[Entries with chart source code]
* Start *

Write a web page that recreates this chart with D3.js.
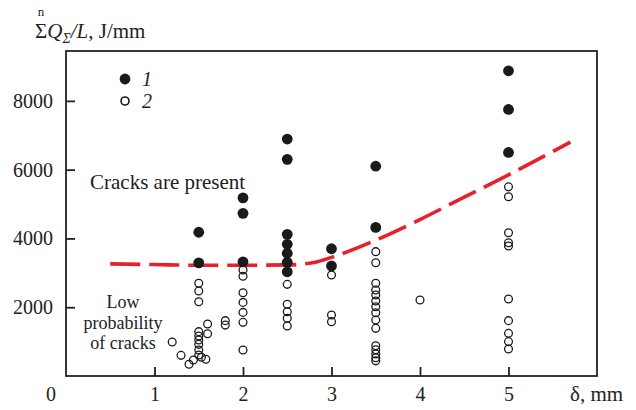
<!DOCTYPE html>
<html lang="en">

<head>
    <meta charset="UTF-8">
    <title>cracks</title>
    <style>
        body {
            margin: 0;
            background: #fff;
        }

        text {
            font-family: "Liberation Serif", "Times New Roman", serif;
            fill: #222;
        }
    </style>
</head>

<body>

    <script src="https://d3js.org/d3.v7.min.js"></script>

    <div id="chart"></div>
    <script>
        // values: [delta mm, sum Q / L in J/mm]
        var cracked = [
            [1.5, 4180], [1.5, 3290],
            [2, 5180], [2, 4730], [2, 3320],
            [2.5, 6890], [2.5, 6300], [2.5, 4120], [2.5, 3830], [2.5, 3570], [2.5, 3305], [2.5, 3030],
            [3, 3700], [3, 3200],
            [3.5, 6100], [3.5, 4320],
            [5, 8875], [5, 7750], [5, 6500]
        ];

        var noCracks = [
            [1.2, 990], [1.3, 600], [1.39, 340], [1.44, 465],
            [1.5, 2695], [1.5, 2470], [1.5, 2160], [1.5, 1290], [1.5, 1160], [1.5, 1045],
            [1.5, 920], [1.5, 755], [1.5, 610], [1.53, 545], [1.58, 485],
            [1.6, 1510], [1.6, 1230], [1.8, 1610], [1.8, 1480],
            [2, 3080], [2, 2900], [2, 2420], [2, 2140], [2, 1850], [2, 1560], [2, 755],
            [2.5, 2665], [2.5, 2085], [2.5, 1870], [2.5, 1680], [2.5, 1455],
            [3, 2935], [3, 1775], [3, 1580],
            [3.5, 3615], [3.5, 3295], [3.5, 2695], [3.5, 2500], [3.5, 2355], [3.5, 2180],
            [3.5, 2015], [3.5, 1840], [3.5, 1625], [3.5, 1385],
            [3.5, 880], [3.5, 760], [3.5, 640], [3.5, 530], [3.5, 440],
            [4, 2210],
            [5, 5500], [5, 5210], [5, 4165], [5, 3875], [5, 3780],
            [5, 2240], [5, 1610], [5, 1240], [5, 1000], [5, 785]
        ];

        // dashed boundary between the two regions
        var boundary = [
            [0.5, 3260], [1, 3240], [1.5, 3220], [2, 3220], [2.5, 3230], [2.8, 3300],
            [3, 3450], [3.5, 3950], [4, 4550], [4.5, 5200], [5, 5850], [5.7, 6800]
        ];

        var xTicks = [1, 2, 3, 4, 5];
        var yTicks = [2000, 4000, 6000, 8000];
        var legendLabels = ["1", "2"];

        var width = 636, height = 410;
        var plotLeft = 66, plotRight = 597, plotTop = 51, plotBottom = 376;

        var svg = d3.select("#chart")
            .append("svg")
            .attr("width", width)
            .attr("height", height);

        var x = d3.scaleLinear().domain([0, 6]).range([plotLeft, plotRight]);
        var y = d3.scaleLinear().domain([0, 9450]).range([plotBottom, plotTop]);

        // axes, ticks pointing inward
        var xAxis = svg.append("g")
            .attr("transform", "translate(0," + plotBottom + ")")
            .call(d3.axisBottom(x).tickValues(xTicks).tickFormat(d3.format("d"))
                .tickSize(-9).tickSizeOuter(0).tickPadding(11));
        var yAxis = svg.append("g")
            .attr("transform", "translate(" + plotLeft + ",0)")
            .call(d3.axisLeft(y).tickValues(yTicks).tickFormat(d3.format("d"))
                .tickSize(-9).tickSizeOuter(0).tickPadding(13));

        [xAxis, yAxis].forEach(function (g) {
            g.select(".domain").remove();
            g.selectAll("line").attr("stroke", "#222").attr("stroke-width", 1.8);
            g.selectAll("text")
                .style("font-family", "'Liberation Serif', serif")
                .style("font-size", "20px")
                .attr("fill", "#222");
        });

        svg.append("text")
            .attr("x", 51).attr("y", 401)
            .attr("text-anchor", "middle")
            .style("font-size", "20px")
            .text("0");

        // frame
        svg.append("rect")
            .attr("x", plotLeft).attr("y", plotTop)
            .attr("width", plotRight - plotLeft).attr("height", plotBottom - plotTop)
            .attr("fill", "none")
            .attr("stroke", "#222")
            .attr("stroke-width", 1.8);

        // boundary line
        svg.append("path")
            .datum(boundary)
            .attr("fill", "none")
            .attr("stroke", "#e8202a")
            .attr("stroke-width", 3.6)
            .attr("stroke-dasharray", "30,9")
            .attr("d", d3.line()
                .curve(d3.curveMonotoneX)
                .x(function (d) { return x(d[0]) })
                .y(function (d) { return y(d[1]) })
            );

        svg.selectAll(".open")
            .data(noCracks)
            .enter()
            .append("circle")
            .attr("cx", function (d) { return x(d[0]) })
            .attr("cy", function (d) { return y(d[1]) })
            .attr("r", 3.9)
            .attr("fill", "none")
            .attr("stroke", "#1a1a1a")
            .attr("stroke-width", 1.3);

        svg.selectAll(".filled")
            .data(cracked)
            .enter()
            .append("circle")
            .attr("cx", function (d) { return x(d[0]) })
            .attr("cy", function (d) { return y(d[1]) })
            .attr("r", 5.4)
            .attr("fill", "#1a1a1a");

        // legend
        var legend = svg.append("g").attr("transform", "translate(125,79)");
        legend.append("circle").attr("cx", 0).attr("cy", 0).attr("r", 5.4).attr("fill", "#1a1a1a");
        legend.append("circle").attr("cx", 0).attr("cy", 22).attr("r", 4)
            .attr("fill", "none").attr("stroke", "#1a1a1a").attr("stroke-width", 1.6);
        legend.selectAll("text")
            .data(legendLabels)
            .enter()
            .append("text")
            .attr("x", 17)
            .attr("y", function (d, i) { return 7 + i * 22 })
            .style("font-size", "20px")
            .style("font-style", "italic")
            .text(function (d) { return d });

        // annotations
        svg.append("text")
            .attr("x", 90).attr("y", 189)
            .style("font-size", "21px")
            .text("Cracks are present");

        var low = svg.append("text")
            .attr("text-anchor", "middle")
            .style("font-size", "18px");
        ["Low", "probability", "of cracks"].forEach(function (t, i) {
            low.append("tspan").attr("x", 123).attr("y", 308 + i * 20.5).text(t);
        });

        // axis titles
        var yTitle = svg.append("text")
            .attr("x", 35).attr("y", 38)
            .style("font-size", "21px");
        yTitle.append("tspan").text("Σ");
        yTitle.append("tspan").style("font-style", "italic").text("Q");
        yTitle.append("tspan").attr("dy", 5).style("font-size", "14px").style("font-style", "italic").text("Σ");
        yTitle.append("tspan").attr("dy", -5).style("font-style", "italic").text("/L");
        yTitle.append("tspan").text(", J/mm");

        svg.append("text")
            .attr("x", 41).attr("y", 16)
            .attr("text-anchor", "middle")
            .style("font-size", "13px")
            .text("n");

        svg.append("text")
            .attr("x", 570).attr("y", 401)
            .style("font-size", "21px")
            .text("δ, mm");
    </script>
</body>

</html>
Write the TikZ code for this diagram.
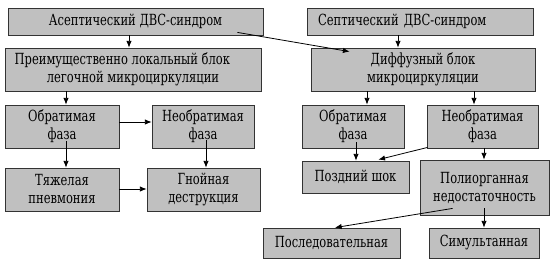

* End *

### Prompt
Write out each line again precisely as it appears, skipping every picture.

### The answer
Write a web page that recreates this chart with D3.js.
<!DOCTYPE html>
<html lang="en">

<head>
    <meta charset="UTF-8">
    <title>cracks</title>
    <style>
        body {
            margin: 0;
            background: #fff;
        }

        text {
            font-family: "Liberation Serif", "Times New Roman", serif;
            fill: #222;
        }
    </style>
</head>

<body>

    <script src="https://d3js.org/d3.v7.min.js"></script>

    <div id="chart"></div>
    <script>
        // values: [delta mm, sum Q / L in J/mm]
        var cracked = [
            [1.5, 4180], [1.5, 3290],
            [2, 5180], [2, 4730], [2, 3320],
            [2.5, 6890], [2.5, 6300], [2.5, 4120], [2.5, 3830], [2.5, 3570], [2.5, 3305], [2.5, 3030],
            [3, 3700], [3, 3200],
            [3.5, 6100], [3.5, 4320],
            [5, 8875], [5, 7750], [5, 6500]
        ];

        var noCracks = [
            [1.2, 990], [1.3, 600], [1.39, 340], [1.44, 465],
            [1.5, 2695], [1.5, 2470], [1.5, 2160], [1.5, 1290], [1.5, 1160], [1.5, 1045],
            [1.5, 920], [1.5, 755], [1.5, 610], [1.53, 545], [1.58, 485],
            [1.6, 1510], [1.6, 1230], [1.8, 1610], [1.8, 1480],
            [2, 3080], [2, 2900], [2, 2420], [2, 2140], [2, 1850], [2, 1560], [2, 755],
            [2.5, 2665], [2.5, 2085], [2.5, 1870], [2.5, 1680], [2.5, 1455],
            [3, 2935], [3, 1775], [3, 1580],
            [3.5, 3615], [3.5, 3295], [3.5, 2695], [3.5, 2500], [3.5, 2355], [3.5, 2180],
            [3.5, 2015], [3.5, 1840], [3.5, 1625], [3.5, 1385],
            [3.5, 880], [3.5, 760], [3.5, 640], [3.5, 530], [3.5, 440],
            [4, 2210],
            [5, 5500], [5, 5210], [5, 4165], [5, 3875], [5, 3780],
            [5, 2240], [5, 1610], [5, 1240], [5, 1000], [5, 785]
        ];

        // dashed boundary between the two regions
        var boundary = [
            [0.5, 3260], [1, 3240], [1.5, 3220], [2, 3220], [2.5, 3230], [2.8, 3300],
            [3, 3450], [3.5, 3950], [4, 4550], [4.5, 5200], [5, 5850], [5.7, 6800]
        ];

        var xTicks = [1, 2, 3, 4, 5];
        var yTicks = [2000, 4000, 6000, 8000];
        var legendLabels = ["1", "2"];

        var width = 636, height = 410;
        var plotLeft = 66, plotRight = 597, plotTop = 51, plotBottom = 376;

        var svg = d3.select("#chart")
            .append("svg")
            .attr("width", width)
            .attr("height", height);

        var x = d3.scaleLinear().domain([0, 6]).range([plotLeft, plotRight]);
        var y = d3.scaleLinear().domain([0, 9450]).range([plotBottom, plotTop]);

        // axes, ticks pointing inward
        var xAxis = svg.append("g")
            .attr("transform", "translate(0," + plotBottom + ")")
            .call(d3.axisBottom(x).tickValues(xTicks).tickFormat(d3.format("d"))
                .tickSize(-9).tickSizeOuter(0).tickPadding(11));
        var yAxis = svg.append("g")
            .attr("transform", "translate(" + plotLeft + ",0)")
            .call(d3.axisLeft(y).tickValues(yTicks).tickFormat(d3.format("d"))
                .tickSize(-9).tickSizeOuter(0).tickPadding(13));

        [xAxis, yAxis].forEach(function (g) {
            g.select(".domain").remove();
            g.selectAll("line").attr("stroke", "#222").attr("stroke-width", 1.8);
            g.selectAll("text")
                .style("font-family", "'Liberation Serif', serif")
                .style("font-size", "20px")
                .attr("fill", "#222");
        });

        svg.append("text")
            .attr("x", 51).attr("y", 401)
            .attr("text-anchor", "middle")
            .style("font-size", "20px")
            .text("0");

        // frame
        svg.append("rect")
            .attr("x", plotLeft).attr("y", plotTop)
            .attr("width", plotRight - plotLeft).attr("height", plotBottom - plotTop)
            .attr("fill", "none")
            .attr("stroke", "#222")
            .attr("stroke-width", 1.8);

        // boundary line
        svg.append("path")
            .datum(boundary)
            .attr("fill", "none")
            .attr("stroke", "#e8202a")
            .attr("stroke-width", 3.6)
            .attr("stroke-dasharray", "30,9")
            .attr("d", d3.line()
                .curve(d3.curveMonotoneX)
                .x(function (d) { return x(d[0]) })
                .y(function (d) { return y(d[1]) })
            );

        svg.selectAll(".open")
            .data(noCracks)
            .enter()
            .append("circle")
            .attr("cx", function (d) { return x(d[0]) })
            .attr("cy", function (d) { return y(d[1]) })
            .attr("r", 3.9)
            .attr("fill", "none")
            .attr("stroke", "#1a1a1a")
            .attr("stroke-width", 1.3);

        svg.selectAll(".filled")
            .data(cracked)
            .enter()
            .append("circle")
            .attr("cx", function (d) { return x(d[0]) })
            .attr("cy", function (d) { return y(d[1]) })
            .attr("r", 5.4)
            .attr("fill", "#1a1a1a");

        // legend
        var legend = svg.append("g").attr("transform", "translate(125,79)");
        legend.append("circle").attr("cx", 0).attr("cy", 0).attr("r", 5.4).attr("fill", "#1a1a1a");
        legend.append("circle").attr("cx", 0).attr("cy", 22).attr("r", 4)
            .attr("fill", "none").attr("stroke", "#1a1a1a").attr("stroke-width", 1.6);
        legend.selectAll("text")
            .data(legendLabels)
            .enter()
            .append("text")
            .attr("x", 17)
            .attr("y", function (d, i) { return 7 + i * 22 })
            .style("font-size", "20px")
            .style("font-style", "italic")
            .text(function (d) { return d });

        // annotations
        svg.append("text")
            .attr("x", 90).attr("y", 189)
            .style("font-size", "21px")
            .text("Cracks are present");

        var low = svg.append("text")
            .attr("text-anchor", "middle")
            .style("font-size", "18px");
        ["Low", "probability", "of cracks"].forEach(function (t, i) {
            low.append("tspan").attr("x", 123).attr("y", 308 + i * 20.5).text(t);
        });

        // axis titles
        var yTitle = svg.append("text")
            .attr("x", 35).attr("y", 38)
            .style("font-size", "21px");
        yTitle.append("tspan").text("Σ");
        yTitle.append("tspan").style("font-style", "italic").text("Q");
        yTitle.append("tspan").attr("dy", 5).style("font-size", "14px").style("font-style", "italic").text("Σ");
        yTitle.append("tspan").attr("dy", -5).style("font-style", "italic").text("/L");
        yTitle.append("tspan").text(", J/mm");

        svg.append("text")
            .attr("x", 41).attr("y", 16)
            .attr("text-anchor", "middle")
            .style("font-size", "13px")
            .text("n");

        svg.append("text")
            .attr("x", 570).attr("y", 401)
            .style("font-size", "21px")
            .text("δ, mm");
    </script>
</body>

</html>
Write the TikZ code for this diagram.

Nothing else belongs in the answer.